The thing is, I love my phone. I love taking pictures on it, listening to podcasts, audio books, sermons, googling things, writing notes in a great note taking app, etc. But I also resent it, constantly competing for my attention, distracting me. It is so good and so bad. It is leisure and office, work and play. It’s everything and nothing, and I’m going to experiment on myself to see how long cold-turkey takes and what that process feels like. The effects and intentional design of these devices is to create addictive relationship with it, and that is a reality that should concern us all. Even Steve Jobs Bill, Gates and other smart-tech executives limit their own kids on their devices (see interview here).

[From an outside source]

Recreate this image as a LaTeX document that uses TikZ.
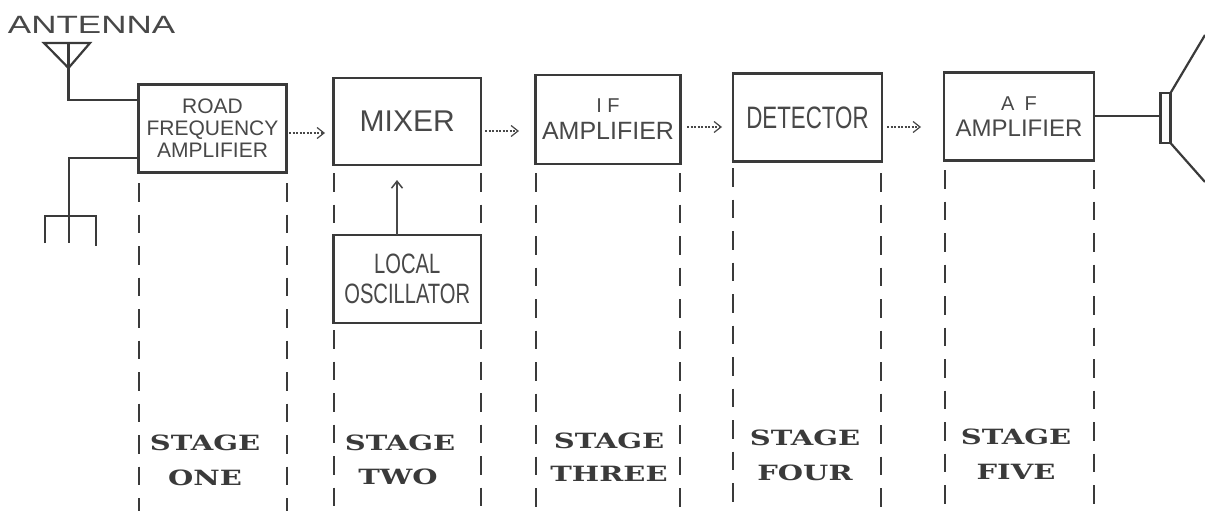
\documentclass[tikz,border=0pt]{standalone}
\usepackage{fontspec}
\setmainfont{Liberation Sans}
\newfontfamily\stagefont{DejaVu Serif Bold}[FakeStretch=1.38]
\newfontfamily\widefont{Liberation Sans}[FakeStretch=1.4]
\newfontfamily\narrowfont{Liberation Sans}[FakeStretch=0.72]
\usetikzlibrary{arrows.meta}
\definecolor{ink}{HTML}{3A3A3A}
\definecolor{txt}{HTML}{484848}
\tikzset{
  x=1pt,y=-1pt,
  every node/.style={inner sep=0pt,outer sep=0pt,text=txt},
  blockbox/.style={draw=ink,line width=2.8pt,fill=white,align=center,anchor=north west},
  wire/.style={draw=ink,line width=2.2pt,line join=miter},
  sigtip/.style={-{Straight Barb[length=7pt,width=11pt]}},
  sig/.style={sigtip,draw=txt,line width=1.2pt,dash pattern=on 2pt off 1.5pt},
  solidsig/.style={sigtip,draw=txt,line width=1.5pt},
  guide/.style={draw=ink,line width=1.7pt,dash pattern=on 18.5pt off 13pt},
  stagelab/.style={font=\stagefont\fontsize{21}{21}\selectfont,text=ink,anchor=center},
}
\newcommand{\blk}[7]{\node[blockbox,minimum width=#4pt,minimum height=#5pt,font=#7] (#1) at (#2,#3) {#6};}
\begin{document}
\begin{tikzpicture}
\useasboundingbox (0,0) rectangle (1205,511);
\fill[white] (0,0) rectangle (1205,511);
% guides
\foreach \n/\xa/\ya/\yb in {a/139/183/511,b/287/183/511,c/334/173/225,d/481/173/225,cc/334/330/511,dd/481/330/511,e/536/173/511,f/680/173/511,g/733/168/511,h/881/173/511,i/945/170/511,j/1094/170/511}{
  \coordinate (t\n) at (\xa,\ya);
  \coordinate (u\n) at (\xa,\yb);
  \draw[guide] (t\n) -- (u\n);
}
% blocks
\blk{rf}{138.5}{84.5}{148}{88}{ROAD\\FREQUENCY\\AMPLIFIER}{\fontsize{21}{22}\selectfont}
\blk{mix}{333.5}{78}{147.5}{87}{\raisebox{-2pt}{MIXER}}{\fontsize{30}{32}\selectfont}
\blk{ifa}{535.5}{75}{145}{89}{\raisebox{-3pt}{\fontsize{20}{27}\selectfont I F}\\[0pt]\raisebox{-3pt}{AMPLIFIER}}{\fontsize{25}{27}\selectfont}
\blk{det}{733}{73.5}{149}{88}{\raisebox{-4pt}{DETECTOR}}{\narrowfont\fontsize{31}{33}\selectfont}
\blk{af}{944}{72.5}{150}{88}{{\fontsize{20}{26}\selectfont A\enspace F}\\AMPLIFIER}{\fontsize{24}{26}\selectfont}
\blk{lo}{333.5}{235}{147.5}{88}{LOCAL\\OSCILLATOR}{\narrowfont\fontsize{28}{30}\selectfont}
% signal arrows
\coordinate (r1) at (289,133);
\coordinate (r2) at (325,133);
\coordinate (m1) at (485,131);
\coordinate (m2) at (519,131);
\coordinate (i1) at (687,127);
\coordinate (i2) at (722,127);
\coordinate (d1) at (887,127);
\coordinate (d2) at (921,127);
\coordinate (l1) at (397,235);
\coordinate (l2) at (397,180);
\draw[sig] (r1) -- (r2);
\draw[sig] (m1) -- (m2);
\draw[sig] (i1) -- (i2);
\draw[sig] (d1) -- (d2);
\draw[solidsig] (l1) -- (l2);
% antenna
\node[font=\widefont\fontsize{25}{25}\selectfont,anchor=west] (ant) at (8,25) {ANTENNA};
\coordinate (antT) at (68.5,68);
\draw[wire] (44,43) -- (90,43) -- (antT) -- cycle;
\draw[wire] (68.5,43) -- (antT) -- (68.5,100) -- (rf.west |- 0,100);
% ground
\coordinate (gj) at (69,216);
\draw[wire] (rf.west |- 0,158) -- (69,158) -- (gj);
\draw[wire] (45,243) -- (45,216) -- (96,216) -- (96,246);
\draw[wire] (gj) -- (69,243);
% speaker
\node[draw=ink,fill=white,line width=2.4pt,minimum width=10pt,minimum height=50pt] (spk) at (1165.5,118) {};
\draw[wire] (af.east |- 0,116) -- (spk.west |- 0,116);
\draw[wire] (spk.north east) -- (1205,35);
\draw[wire] (spk.south east) -- (1205,182);
% stage labels
\node[stagelab] (s1a) at (205,443) {STAGE};
\node[stagelab] (s1b) at (205,478) {ONE};
\node[stagelab] (s2a) at (400,443) {STAGE};
\node[stagelab] (s2b) at (398,477) {TWO};
\node[stagelab] (s3a) at (609,441) {STAGE};
\node[stagelab] (s3b) at (609,474) {THREE};
\node[stagelab] (s4a) at (805,438) {STAGE};
\node[stagelab] (s4b) at (805,473) {FOUR};
\node[stagelab] (s5a) at (1016,437) {STAGE};
\node[stagelab] (s5b) at (1016,472) {FIVE};
\end{tikzpicture}
\end{document}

The interview begins, “Psychologists are quickly learning how dangerous smartphones can be for teenage brains.”
Paul Joseph Watson, on his 1.3 million subscribed YouTube channel, takes aim at our smartphone use with his rather hysterical if not funny title: ZOMBIE SMARTPHONE APOCALYPSE. He asks the same question with particular reference to our children, “Why do tech elites keep their own kids away from smartphones?”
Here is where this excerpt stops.